4. Contraddizione e adulazione guastano entrambe il dialogo — Johann Wolfgang Goethe: scambio, comunità estemporanea e confronto; il dialogo è costante e continuo nell’esperienza Enologica: si può parlare di profumi ed enologia con i produttori di vino, di tecniche ed allevamenti con i produttori alimentari o di salse e cotture con i cuochi. Poi ci sono gli spazi appositamente dedicati al confronto, il Caravanserraglio, il salotto di Enologica, dove incrociare uno spumeggiante Giuseppe Palmieri (maitre dell’Osteria Francescana, tristellato ristorante di Modena) che in un dialogo con Alessandro Bocchetti ti convince che in un gran ristorante la permanenza massima è di due ore e mezza, salvo non volersi sentire rapiti e presi in ostaggio dall’ipertrofico ego dello chef di turno o ritrovarsi, nello spazio dedicato alle eno-degustazioni, a discutere con Cristiana Lauro, la donna più chic del vino italiano, e Paolo Trimani su cosa voglia dire eleganza quando si parla di vino.

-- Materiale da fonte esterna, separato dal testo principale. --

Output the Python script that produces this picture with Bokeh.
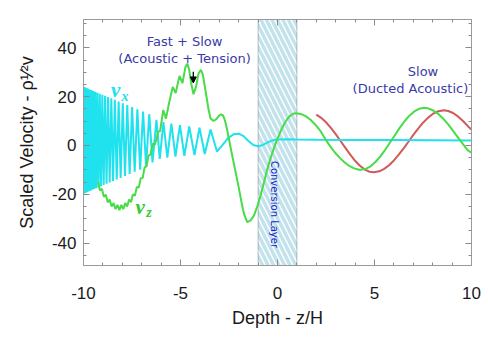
from bokeh.plotting import figure
from bokeh.models import (Range1d, FixedTicker, LinearAxis, BoxAnnotation,
                          Label, Arrow, NormalHead)
from bokeh.embed import file_html
from bokeh.resources import INLINE

# ---------------- data ----------------
# v_x : dense fast oscillation (extrema), then resolved oscillation, then smooth tail
vx_x = [-10.000, -9.970, -9.939, -9.906, -9.872, -9.837, -9.800, -9.762, -9.722,
        -9.681, -9.638, -9.593, -9.546, -9.498, -9.447, -9.394, -9.340, -9.283,
        -9.223, -9.161, -9.097, -9.030, -8.960, -8.887, -8.812, -8.733, -8.651,
        -8.566, -8.477, -8.385, -8.288, -8.188, -8.084, -7.975, -7.862, -7.744,
        -7.622, -7.494, -7.362, -7.223, -7.080, -6.930, -6.774, -6.612, -6.443,
        -6.24, -6.07, -5.88, -5.68, -5.47, -5.26, -5.03, -4.80, -4.55, -4.28,
        -4.02, -3.75, -3.45, -3.12,
        -2.85, -2.55, -2.25, -2.0, -1.75, -1.5, -1.25, -1.0, -0.75, -0.5, -0.25,
        0.0, 0.5, 1.0, 2.0, 4.0, 6.0, 8.0, 10.0]
vx_y = [-19.8, 23.9, -19.6, 23.7, -19.4, 23.5, -19.1, 23.2, -18.8,
        22.9, -18.6, 22.7, -18.2, 22.3, -17.9, 22.0, -17.5, 21.6,
        -17.1, 21.2, -16.7, 20.8, -16.2, 20.3, -15.7, 19.8, -15.2,
        19.3, -14.6, 18.7, -14.0, 18.0, -13.3, 17.3, -12.5, 16.6,
        -11.7, 15.7, -10.8, 14.8, -9.9, 13.9, -8.5, 12.8, -7.0,
        10.5, -5.5, 9.6, -5.0, 8.9, -4.6, 8.3, -4.3, 7.8, -4.0,
        7.3, -3.5, 6.5, -2.5,
        0.0, 3.0, 4.6, 4.8, 3.8, 1.8, 0.2, -0.3, 0.2, 1.3, 2.1,
        2.4, 2.5, 2.4, 2.3, 2.2, 2.2, 2.1, 2.0]

# v_z : green curve
vz_x = [-9.25, -9.15, -9.05, -8.95, -8.85, -8.75, -8.65, -8.55, -8.45, -8.35,
        -8.25, -8.15, -8.05, -7.95, -7.85, -7.75, -7.65, -7.55, -7.45, -7.35,
        -7.25, -7.15, -7.05, -6.95, -6.85, -6.75, -6.65, -6.55,
        -6.42, -6.32, -6.15, -6.05, -5.89, -5.75, -5.6, -5.4, -5.25, -5.05,
        -4.9, -4.75, -4.65, -4.55, -4.45, -4.33, -4.2, -4.07, -3.95, -3.85,
        -3.7, -3.55, -3.45, -3.3, -3.15, -3.0, -2.9, -2.8, -2.7, -2.6,
        -2.45, -2.3, -2.15, -2.0, -1.85, -1.72, -1.56, -1.4, -1.22, -1.05,
        -0.88, -0.7, -0.53, -0.35, -0.18, -0.02, 0.2, 0.4, 0.6, 0.8,
        0.95, 1.2, 1.45, 1.7, 1.95, 2.2, 2.45, 2.7, 2.95, 3.2,
        3.45, 3.7, 3.95, 4.2, 4.3, 4.55, 4.8, 5.05, 5.3, 5.55,
        5.8, 6.05, 6.3, 6.55, 6.8, 7.05, 7.3, 7.55, 7.8, 8.05,
        8.3, 8.55, 8.8, 9.05, 9.3, 9.55, 9.8, 10.0]
vz_y = [-15.0, -18.5, -17.8, -21.0, -20.2, -23.3, -22.2, -25.0, -23.6, -26.1,
        -24.4, -26.5, -24.4, -26.1, -23.6, -25.0, -22.2, -23.2, -20.0, -20.6,
        -17.0, -17.3, -13.4, -13.3, -9.0, -8.6, -4.2, -3.8,
        0.8, 0.3, 5.5, 6.0, 14.5, 11.0, 17.0, 24.0, 21.5, 28.5,
        25.5, 32.0, 33.5, 31.0, 25.5, 21.0, 24.0, 29.5, 31.0, 29.0,
        22.0, 14.5, 11.0, 10.0, 10.8, 12.3, 12.7, 12.2, 10.0, 6.5,
        0.5, -5.5, -11.3, -17.2, -23.5, -28.3, -31.4, -30.8, -28.9, -25.2,
        -20.7, -15.3, -9.8, -5.0, -1.0, 2.4, 6.5, 9.6, 11.8, 13.0,
        13.2, 12.9, 12.0, 10.5, 8.5, 6.1, 2.8, -0.2, -2.8, -5.0,
        -6.9, -8.4, -9.4, -9.95, -10.0, -9.6, -8.55, -6.8, -4.5, -1.8,
        1.2, 4.2, 7.2, 9.9, 12.2, 13.95, 15.0, 15.4, 15.1, 14.2,
        12.8, 10.9, 8.6, 6.0, 3.3, 0.6, -1.9, -3.0]

# red curve (slow, ducted acoustic)
red_x = [2.0, 2.25, 2.5, 2.75, 3.0, 3.25, 3.5, 3.75, 4.0, 4.25, 4.5, 4.75, 4.96,
         5.25, 5.5, 5.75, 6.0, 6.25, 6.5, 6.75, 7.0, 7.25, 7.5, 7.75, 8.0, 8.25,
         8.57, 8.8, 9.05, 9.3, 9.55, 9.8, 10.0]
red_y = [12.6, 11.3, 9.5, 7.2, 4.6, 1.8, -1.0, -3.8, -6.3, -8.3, -9.9, -10.8, -11.0,
         -10.6, -9.6, -8.1, -6.15, -3.8, -1.2, 1.5, 4.3, 6.9, 9.3, 11.3, 12.9, 13.9,
         14.4, 14.1, 13.3, 11.9, 10.1, 8.0, 6.5]

x_major = [-10, -5, 0, 5, 10]
x_labels = ["-10", "-5", "0", "5", "10"]
x_minor = [-9, -8, -7, -6, -4, -3, -2, -1, 1, 2, 3, 4, 6, 7, 8, 9]
y_major = [-40, -20, 0, 20, 40]
y_labels = ["-40", "-20", "0", "20", "40"]
y_minor = [-45, -35, -30, -25, -15, -10, -5, 5, 10, 15, 25, 30, 35, 45, 50]

layer_left, layer_right = -1, 1

# ---------------- figure ----------------
p = figure(width=488, height=337, x_range=Range1d(-10, 10),
           y_range=Range1d(-49.2, 51.6), output_backend="svg",
           toolbar_location=None, min_border_left=83, min_border_right=17,
           min_border_top=19, min_border_bottom=72)
p.xgrid.visible = False
p.ygrid.visible = False
p.outline_line_color = "#9a9a9a"
p.background_fill_color = "white"
p.border_fill_color = "white"

xt = FixedTicker(ticks=x_major, minor_ticks=x_minor)
yt = FixedTicker(ticks=y_major, minor_ticks=y_minor)


def style(ax):
    ax.axis_line_color = "#9a9a9a"
    ax.major_tick_line_color = "#8a8a8a"
    ax.minor_tick_line_color = "#8a8a8a"
    ax.major_tick_in = 6
    ax.major_tick_out = 0
    ax.minor_tick_in = 3
    ax.minor_tick_out = 0
    ax.major_label_text_font = "Liberation Sans"
    ax.major_label_text_font_size = "17px"
    ax.major_label_text_color = "#1a1a1a"
    ax.axis_label_text_font = "Liberation Sans"
    ax.axis_label_text_font_size = "18px"
    ax.axis_label_text_font_style = "normal"
    ax.axis_label_text_color = "#1a1a1a"


p.xaxis.ticker = xt
p.yaxis.ticker = yt
style(p.xaxis[0])
style(p.yaxis[0])
p.xaxis.major_label_overrides = dict(zip(x_major, x_labels))
p.yaxis.major_label_overrides = dict(zip(y_major, y_labels))
p.xaxis.major_label_standoff = 21
p.yaxis.major_label_standoff = 7
p.xaxis.axis_label = "Depth - z/H"
p.yaxis.axis_label = "Scaled Velocity - ρ¹⁄²v"
p.xaxis.axis_label_standoff = 6
p.yaxis.axis_label_standoff = 12

top_ax = LinearAxis(ticker=xt)
right_ax = LinearAxis(ticker=yt)
for ax, ticks in ((top_ax, x_major), (right_ax, y_major)):
    style(ax)
    ax.major_label_overrides = {t: "" for t in ticks}
    ax.major_label_text_font_size = "1px"
    ax.major_label_standoff = 0
p.add_layout(top_ax, "above")
p.add_layout(right_ax, "right")

# conversion layer (hatched box)
box = BoxAnnotation(left=layer_left, right=layer_right, fill_color=None,
                    hatch_pattern="\\", hatch_color="#c2e2ec", hatch_weight=3.5,
                    hatch_scale=11, line_color="#333333", line_width=1,
                    level="underlay")
p.add_layout(box)

# curves
p.line(red_x, red_y, line_color="#d05a5a", line_width=2)
p.line(vx_x, vx_y, line_color="#1fe2ee", line_width=2)
p.line(vz_x, vz_y, line_color="#48dc48", line_width=2)

# ---------------- annotations ----------------
ann = "#3a3aa8"
F = "DejaVu Sans"
for txt, x, y in [("Fast + Slow", -4.79, 42.6), ("(Acoustic + Tension)", -4.79, 35.7),
                  ("Slow", 7.5, 30.3), ("(Ducted Acoustic)", 6.85, 23.4)]:
    p.add_layout(Label(x=x, y=y, text=txt, text_font=F, text_font_size="13px",
                       text_color=ann, text_align="center", text_baseline="middle"))

p.add_layout(Label(x=-0.15, y=-24.2, text="Conversion Layer", text_font=F,
                   text_font_size="10px", text_color="#2222cc", angle=-1.5708,
                   text_align="center", text_baseline="middle"))

p.add_layout(Arrow(end=NormalHead(size=6, fill_color="black", line_color="black"),
                   x_start=-4.34, y_start=30.2, x_end=-4.34, y_end=25.6,
                   line_width=1.3, line_color="black"))

# curve labels v_x, v_z
p.add_layout(Label(x=-8.34, y=22.6, text="v", text_font="Liberation Serif",
                   text_font_style="bold italic", text_font_size="21px",
                   text_color="#22e0ee", text_align="center", text_baseline="middle"))
p.add_layout(Label(x=-7.86, y=20.2, text="x", text_font="Liberation Serif",
                   text_font_style="bold italic", text_font_size="14px",
                   text_color="#22e0ee", text_align="center", text_baseline="middle"))
p.add_layout(Label(x=-7.08, y=-25.4, text="v", text_font="Liberation Serif",
                   text_font_style="bold italic", text_font_size="21px",
                   text_color="#33cc33", text_align="center", text_baseline="middle"))
p.add_layout(Label(x=-6.62, y=-27.6, text="z", text_font="Liberation Serif",
                   text_font_style="bold italic", text_font_size="14px",
                   text_color="#33cc33", text_align="center", text_baseline="middle"))

open("out.html", "w").write(file_html(p, INLINE))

5. Nessuno può toccare la grandezza di cui pur è capace, se prima non ha la forza della sua piccolezza — Bertrand Russel: raccontare grandi cose, in una fiera raccolta e a dimensione del visitatore, con una affluenza sì numerosa ma non quanto quella degli eventi più grandi e blasonati è la bellezza di Enologica: consente di poter degustare prodotti con maggiore calma e una migliore disposizione di spirito dei produttori che dedicano tempo a spiegarti e raccontarti il loro prodotto; consente di scambiare qualche battuta con il visitatore che è in fila con te per un assaggio, senza che lo stress accumulato ti porti a fare lo sgambetto per prendere il suo posto; ti garantisce di soddisfare sempre i tuoi bisogni (nobili o meno nobili) senza affrontare traversate atlantiche o intercontinentali; può addirittura succedere che tu non dica la fatidica frase “chi me lo ha fatto fare” ma, anzi, ipotizzi di tornare il giorno venturo.

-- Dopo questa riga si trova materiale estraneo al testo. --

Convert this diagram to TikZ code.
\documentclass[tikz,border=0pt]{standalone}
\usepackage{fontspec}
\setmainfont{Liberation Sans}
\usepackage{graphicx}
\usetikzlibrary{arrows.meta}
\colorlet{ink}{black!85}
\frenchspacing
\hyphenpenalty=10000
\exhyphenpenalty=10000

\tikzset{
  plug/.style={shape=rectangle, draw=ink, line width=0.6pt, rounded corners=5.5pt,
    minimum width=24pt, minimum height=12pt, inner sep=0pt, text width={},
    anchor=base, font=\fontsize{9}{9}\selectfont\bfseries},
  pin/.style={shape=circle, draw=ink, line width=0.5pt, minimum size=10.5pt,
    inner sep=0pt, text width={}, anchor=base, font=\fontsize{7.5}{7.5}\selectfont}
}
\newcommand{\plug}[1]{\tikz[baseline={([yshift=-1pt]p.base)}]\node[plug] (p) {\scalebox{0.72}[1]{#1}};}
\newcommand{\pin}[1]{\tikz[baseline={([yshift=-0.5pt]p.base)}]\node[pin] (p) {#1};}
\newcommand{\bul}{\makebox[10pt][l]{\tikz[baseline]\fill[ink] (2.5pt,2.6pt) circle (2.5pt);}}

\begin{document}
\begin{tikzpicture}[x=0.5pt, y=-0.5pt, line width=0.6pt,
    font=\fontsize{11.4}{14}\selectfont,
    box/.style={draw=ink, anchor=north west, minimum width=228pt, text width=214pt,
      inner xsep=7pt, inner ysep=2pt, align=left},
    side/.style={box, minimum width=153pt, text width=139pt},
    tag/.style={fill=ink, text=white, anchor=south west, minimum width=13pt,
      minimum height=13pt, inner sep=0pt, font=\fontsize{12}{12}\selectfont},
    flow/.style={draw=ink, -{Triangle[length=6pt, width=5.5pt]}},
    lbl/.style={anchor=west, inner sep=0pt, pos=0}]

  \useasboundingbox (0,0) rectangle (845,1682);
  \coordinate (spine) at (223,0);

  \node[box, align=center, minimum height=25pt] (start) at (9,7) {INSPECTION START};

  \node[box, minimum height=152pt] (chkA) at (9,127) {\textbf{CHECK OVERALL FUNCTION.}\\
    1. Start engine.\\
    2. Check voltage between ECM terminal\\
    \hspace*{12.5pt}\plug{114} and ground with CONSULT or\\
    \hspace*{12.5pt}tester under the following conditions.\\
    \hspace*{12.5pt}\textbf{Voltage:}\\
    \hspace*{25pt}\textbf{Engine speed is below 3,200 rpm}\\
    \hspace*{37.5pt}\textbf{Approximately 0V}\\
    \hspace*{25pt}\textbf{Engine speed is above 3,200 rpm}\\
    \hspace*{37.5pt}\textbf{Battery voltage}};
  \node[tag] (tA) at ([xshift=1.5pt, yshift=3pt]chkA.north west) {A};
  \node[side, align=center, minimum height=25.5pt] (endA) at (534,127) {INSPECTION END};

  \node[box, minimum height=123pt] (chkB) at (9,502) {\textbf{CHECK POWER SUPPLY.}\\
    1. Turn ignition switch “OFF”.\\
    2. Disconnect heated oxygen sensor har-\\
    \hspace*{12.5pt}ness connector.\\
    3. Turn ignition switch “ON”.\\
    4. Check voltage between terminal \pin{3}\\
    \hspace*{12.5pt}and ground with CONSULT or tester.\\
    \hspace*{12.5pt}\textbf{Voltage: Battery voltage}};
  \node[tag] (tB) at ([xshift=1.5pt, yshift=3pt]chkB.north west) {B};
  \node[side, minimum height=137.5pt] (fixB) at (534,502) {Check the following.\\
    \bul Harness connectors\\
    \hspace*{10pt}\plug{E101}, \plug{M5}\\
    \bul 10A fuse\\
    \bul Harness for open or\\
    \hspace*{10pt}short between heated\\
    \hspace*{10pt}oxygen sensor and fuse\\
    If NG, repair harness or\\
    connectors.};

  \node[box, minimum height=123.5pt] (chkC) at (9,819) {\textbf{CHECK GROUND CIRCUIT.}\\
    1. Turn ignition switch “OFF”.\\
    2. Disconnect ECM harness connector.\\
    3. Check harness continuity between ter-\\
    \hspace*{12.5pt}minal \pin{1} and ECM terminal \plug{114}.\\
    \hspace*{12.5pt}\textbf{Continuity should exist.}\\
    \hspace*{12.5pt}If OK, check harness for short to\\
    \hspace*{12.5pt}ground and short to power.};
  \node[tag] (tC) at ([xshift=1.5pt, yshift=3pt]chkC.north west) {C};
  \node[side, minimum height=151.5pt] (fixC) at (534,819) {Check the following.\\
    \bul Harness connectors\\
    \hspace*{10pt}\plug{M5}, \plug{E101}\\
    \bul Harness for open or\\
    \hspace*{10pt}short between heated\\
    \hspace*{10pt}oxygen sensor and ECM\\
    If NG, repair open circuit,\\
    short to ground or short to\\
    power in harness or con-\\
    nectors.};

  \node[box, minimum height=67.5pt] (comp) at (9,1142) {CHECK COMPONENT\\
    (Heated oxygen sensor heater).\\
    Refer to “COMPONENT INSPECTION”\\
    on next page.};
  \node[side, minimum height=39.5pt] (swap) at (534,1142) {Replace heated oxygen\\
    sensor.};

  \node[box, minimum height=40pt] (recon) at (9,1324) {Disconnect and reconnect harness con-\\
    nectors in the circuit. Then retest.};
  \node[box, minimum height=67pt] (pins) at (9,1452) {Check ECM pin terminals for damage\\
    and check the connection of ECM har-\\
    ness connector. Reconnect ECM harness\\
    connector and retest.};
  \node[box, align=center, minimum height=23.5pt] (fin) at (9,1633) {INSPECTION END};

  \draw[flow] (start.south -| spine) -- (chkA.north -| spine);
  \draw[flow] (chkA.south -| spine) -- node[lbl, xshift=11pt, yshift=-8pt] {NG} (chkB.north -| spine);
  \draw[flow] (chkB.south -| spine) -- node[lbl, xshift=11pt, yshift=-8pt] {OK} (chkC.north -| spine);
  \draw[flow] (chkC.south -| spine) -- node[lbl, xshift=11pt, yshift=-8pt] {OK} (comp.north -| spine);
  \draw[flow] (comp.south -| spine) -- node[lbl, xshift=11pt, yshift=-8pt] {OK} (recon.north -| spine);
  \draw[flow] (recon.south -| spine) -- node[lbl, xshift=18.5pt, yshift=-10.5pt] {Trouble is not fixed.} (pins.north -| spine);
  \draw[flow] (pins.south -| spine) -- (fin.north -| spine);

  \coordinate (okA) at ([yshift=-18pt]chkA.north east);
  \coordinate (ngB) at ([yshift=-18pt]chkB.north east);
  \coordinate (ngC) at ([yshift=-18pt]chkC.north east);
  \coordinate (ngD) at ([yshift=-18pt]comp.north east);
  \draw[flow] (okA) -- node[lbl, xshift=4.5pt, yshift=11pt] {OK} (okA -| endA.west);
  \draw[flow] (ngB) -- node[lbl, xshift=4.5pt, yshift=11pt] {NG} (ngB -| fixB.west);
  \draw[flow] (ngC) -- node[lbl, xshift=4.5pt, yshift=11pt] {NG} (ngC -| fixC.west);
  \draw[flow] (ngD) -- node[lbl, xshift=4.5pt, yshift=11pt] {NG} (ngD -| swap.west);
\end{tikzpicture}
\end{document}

Ed eccolo, dopo aver individuato i cinque motivi fondamentali per cui Enologica è una fiera imperdibile, il motivo +1, ebbene sì:

+1. Piuttosto perdonare un brutto piede che delle brutte calze — Karl Kraus: la possibilità di mettere in moto tutto l’estro e la destrezza di cui siamo capaci per selezionare l’outfit perfetto per una fiera enogastronomica… chi l’avrebbe mai detto?